Another graduating senior, Jacob Esquivel, 18, with plans to attend university in the fall, told the Times, "I was mad at the fact that parents spent millions of dollars to pay these counselors to falsify test reports and in the meanwhile, I know everyone in here is figuring out how to come up with hundreds of thousands of dollars to pay for the rest of our college education."
Of course, the crippling student loan debt crisis that affects millions of Americans is enormous and life-altering alone, and yet somehow it's made more overwhelming by the fact that it is only one facet of the structural inequities of education in America. "All this might lead rational, thinking people to say, 'Is higher education even worth it?' And, that's the point," writes civil rights attorney Dan Canon. "If you are poor and you want to be educated, the price is often decades of working extra hard to put lots of money in the pocket of someone else who doesn't have to work at all."

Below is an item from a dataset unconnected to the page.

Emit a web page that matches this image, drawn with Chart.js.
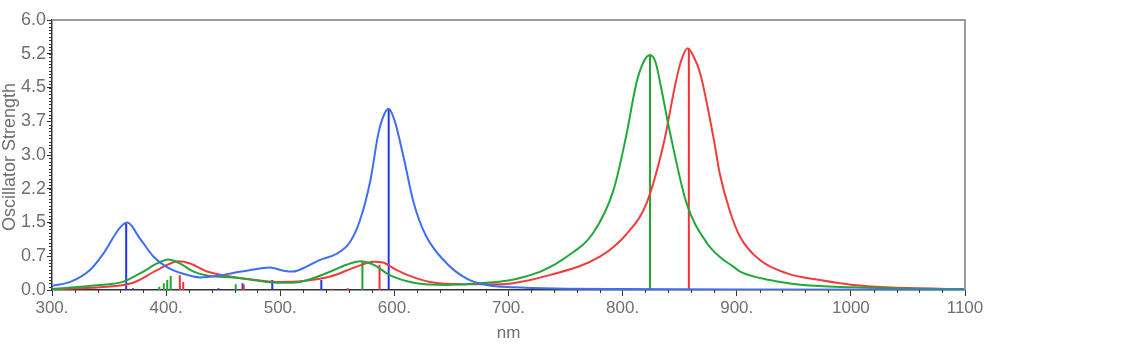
<!DOCTYPE html>
<html>
<head>
<meta charset="utf-8">
<script src="https://cdn.jsdelivr.net/npm/chart.js@4.4.1/dist/chart.umd.min.js"></script>
<style>
  html, body { margin: 0; padding: 0; background: #fff; }
  #wrap { width: 1136px; height: 362px; }
</style>
</head>
<body>
<div id="wrap"><canvas id="spec" width="1136" height="362"></canvas></div>
<script>
// spectra (nm, oscillator strength)
const blueNm = [300, 316, 333, 345, 357, 362, 366, 370, 375, 380, 389, 400, 415, 430, 444, 459, 473, 491, 503, 511, 523, 535, 549, 561, 570, 579, 586, 591, 595, 600, 608, 617, 628, 646, 663, 681, 704, 750, 800, 900, 1100];
const blueVal = [0.09, 0.18, 0.44, 0.81, 1.3, 1.45, 1.5, 1.42, 1.22, 1.04, 0.74, 0.52, 0.36, 0.28, 0.31, 0.38, 0.44, 0.5, 0.43, 0.41, 0.52, 0.67, 0.8, 1.06, 1.56, 2.44, 3.48, 3.9, 4.03, 3.78, 2.96, 1.93, 1.19, 0.59, 0.26, 0.11, 0.06, 0.03, 0.02, 0.01, 0.005];

const greenNm = [300, 342, 362, 380, 392, 402, 412, 424, 438, 459, 479, 500, 517, 544, 558, 570, 582, 596, 617, 646, 675, 700, 715, 730, 751, 774, 792, 803, 812, 818, 824, 829, 833, 841, 856, 874, 885, 897, 903, 929, 958, 1002, 1050, 1100];
const greenVal = [0.02, 0.11, 0.18, 0.41, 0.59, 0.68, 0.59, 0.41, 0.31, 0.28, 0.21, 0.16, 0.18, 0.41, 0.56, 0.64, 0.56, 0.33, 0.16, 0.11, 0.15, 0.21, 0.3, 0.43, 0.74, 1.26, 2.22, 3.41, 4.59, 5.05, 5.22, 5.05, 4.59, 3.56, 1.93, 1.04, 0.74, 0.52, 0.41, 0.22, 0.11, 0.06, 0.03, 0.02];

const redNm = [300, 342, 371, 392, 411, 421, 436, 453, 474, 497, 520, 544, 567, 582, 590, 602, 617, 631, 660, 693, 704, 736, 780, 804, 821, 836, 847, 852, 857, 862, 868, 880, 885, 894, 903, 920, 944, 973, 1002, 1031, 1100];
const redVal = [0.02, 0.06, 0.16, 0.44, 0.64, 0.59, 0.41, 0.31, 0.24, 0.18, 0.2, 0.3, 0.52, 0.63, 0.61, 0.44, 0.28, 0.18, 0.13, 0.13, 0.15, 0.33, 0.74, 1.26, 1.93, 3.26, 4.67, 5.15, 5.37, 5.2, 4.81, 3.33, 2.6, 1.75, 1.18, 0.67, 0.37, 0.22, 0.11, 0.06, 0.02];

// individual transitions (sticks)
const blueStickNm = [365, 371, 446, 467, 493, 536, 595];
const blueStickVal = [1.49, 0.04, 0.04, 0.15, 0.22, 0.22, 4.04];
const greenStickNm = [394, 398, 401, 404, 461, 572, 824];
const greenStickVal = [0.07, 0.15, 0.22, 0.31, 0.13, 0.62, 5.22];
const redStickNm = [412, 415, 468, 545, 559, 587, 858];
const redStickVal = [0.33, 0.18, 0.12, 0.03, 0.04, 0.56, 5.38];

const xTicks = [300, 400, 500, 600, 700, 800, 900, 1000, 1100];
const yTicks = [0, 0.75, 1.5, 2.25, 3, 3.75, 4.5, 5.25, 6];

const pts = (xs, ys) => xs.map((x, i) => ({ x: x, y: ys[i] }));
const sticks = (xs, ys) => {
  const out = [];
  xs.forEach((x, i) => { out.push({ x: x, y: 0 }, { x: x, y: ys[i] }, { x: x, y: null }); });
  return out;
};

const curve = (data, color) => ({
  data: data, borderColor: color, borderWidth: 2, pointRadius: 0,
  cubicInterpolationMode: 'monotone', fill: false
});
const stick = (data, color) => ({
  data: data, borderColor: color, borderWidth: 2, pointRadius: 0,
  tension: 0, spanGaps: false, fill: false
});

const textColor = '#707070';

const extras = {
  id: 'extras',
  afterDraw(chart) {
    const { ctx, chartArea: a, scales } = chart;
    ctx.save();
    // frame top/right
    ctx.strokeStyle = '#9a9a9a';
    ctx.lineWidth = 2;
    ctx.beginPath();
    ctx.moveTo(a.left, a.top);
    ctx.lineTo(a.right, a.top);
    ctx.lineTo(a.right, a.bottom);
    ctx.stroke();
    // minor ticks
    ctx.strokeStyle = '#333';
    ctx.lineWidth = 1;
    ctx.beginPath();
    for (let v = 320; v < 1100; v += 20) {
      if (v % 100 === 0) continue;
      const px = Math.round(scales.x.getPixelForValue(v)) + 0.5;
      ctx.moveTo(px, a.bottom);
      ctx.lineTo(px, a.bottom + 3);
    }
    for (let i = 1; i < 80; i++) {
      const py = Math.round(scales.y.getPixelForValue(i * 0.075)) + 0.5;
      ctx.moveTo(a.left - 3, py);
      ctx.lineTo(a.left, py);
    }
    ctx.stroke();
    // axis titles
    ctx.fillStyle = textColor;
    ctx.font = '17px "Liberation Sans", Arial, sans-serif';
    ctx.textAlign = 'center';
    ctx.textBaseline = 'middle';
    ctx.fillText('nm', (a.left + a.right) / 2, 333);
    ctx.translate(10, 157);
    ctx.rotate(-Math.PI / 2);
    ctx.font = '18px "Liberation Sans", Arial, sans-serif';
    ctx.fillText('Oscillator Strength', 0, 0);
    ctx.restore();
  }
};

new Chart(document.getElementById('spec'), {
  type: 'line',
  data: {
    datasets: [
      curve(pts(blueNm, blueVal), '#3f6ff0'),
      curve(pts(greenNm, greenVal), '#22a83a'),
      curve(pts(redNm, redVal), '#f23c3c'),
      stick(sticks(greenStickNm, greenStickVal), '#1fa82e'),
      stick(sticks(redStickNm, redStickVal), '#f23232'),
      stick(sticks(blueStickNm, blueStickVal), '#2136ee')
    ]
  },
  options: {
    responsive: false,
    animation: false,
    events: [],
    layout: { padding: { left: 0, right: 171, top: 20, bottom: 0 } },
    plugins: { legend: { display: false }, tooltip: { enabled: false } },
    scales: {
      x: {
        type: 'linear', min: 300, max: 1100,
        afterBuildTicks: (s) => { s.ticks = xTicks.map(v => ({ value: v })); },
        afterFit: (s) => { s.height = 72; },
        grid: { drawOnChartArea: false, tickLength: 6, tickColor: '#333' },
        border: { color: '#333', width: 1.5 },
        ticks: {
          color: textColor, padding: 2, maxRotation: 0,
          font: { family: '"Liberation Sans", Arial, sans-serif', size: 17 },
          callback: (v) => v < 1000 ? v + '.' : String(v)
        }
      },
      y: {
        min: 0, max: 6,
        afterBuildTicks: (s) => { s.ticks = yTicks.map(v => ({ value: v })); },
        afterFit: (s) => { s.width = 52; },
        grid: { drawOnChartArea: false, tickLength: 5, tickColor: '#333' },
        border: { color: '#333', width: 1.5 },
        ticks: {
          color: textColor, padding: 1,
          font: { family: '"Liberation Sans", Arial, sans-serif', size: 18 },
          callback: (v) => (Math.floor(v * 10 + 1e-6) / 10).toFixed(1)
        }
      }
    }
  },
  plugins: [extras]
});
</script>
</body>
</html>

If your parents have hundreds of thousands of dollars at hand to bribe your way into college, tuition money is likely inconsequential, and your subsequent success is not likely to ride on an Ivy League or elite university degree.
"The other irony, too, is that for any students who faced whatever disadvantages — whether it's racial discrimination or whether it's not coming from financial means, or even just because they just don't have the connections or network as a more privileged student — those students being able attend an elite college or university could be life-changing for them, because it will open so many opportunities," Lee said.
So not only does admission to Yale, USC, Stanford, Georgetown or any of the schools that were implicated in this scheme not have the same outsized impact on students who are already rich and extremely privileged, but as U.S. Attorney Andrew Lelling said, "For every student admitted through fraud, an honest and genuinely talented student was rejected."
While Lee shares the shock and outrage at the privilege and entitlement at the core of the "largest college admissions scam" uncovered by the Department of Justice, she also hopes we will look beyond the sensational scheme and grapple with the bigger picture. The future of affirmative action is still in limbo at Harvard, pending a decision. It's clear how entrenched racial discrimination and stereotypes continue to be in the public consciousness around higher education — a reality that has material effects on the experiences and psyches of students of color. The structural inequities in education continue to grow, alongside widening wealth inequality and grossly under-funded and segregated public schools. Meanwhile, tuition across the board in universities, along with the debt which non-wealthy students have to shoulder to afford college, continues to balloon.
"This is a terrible thing that happened and it's really quite shocking, but I would hope that in addition to focusing on these charges," Lee said, "that it would open the eyes and bring some reform to the larger problem of educational inequity across the systems. Which has existed and will continue to exist, independent of this criminal case."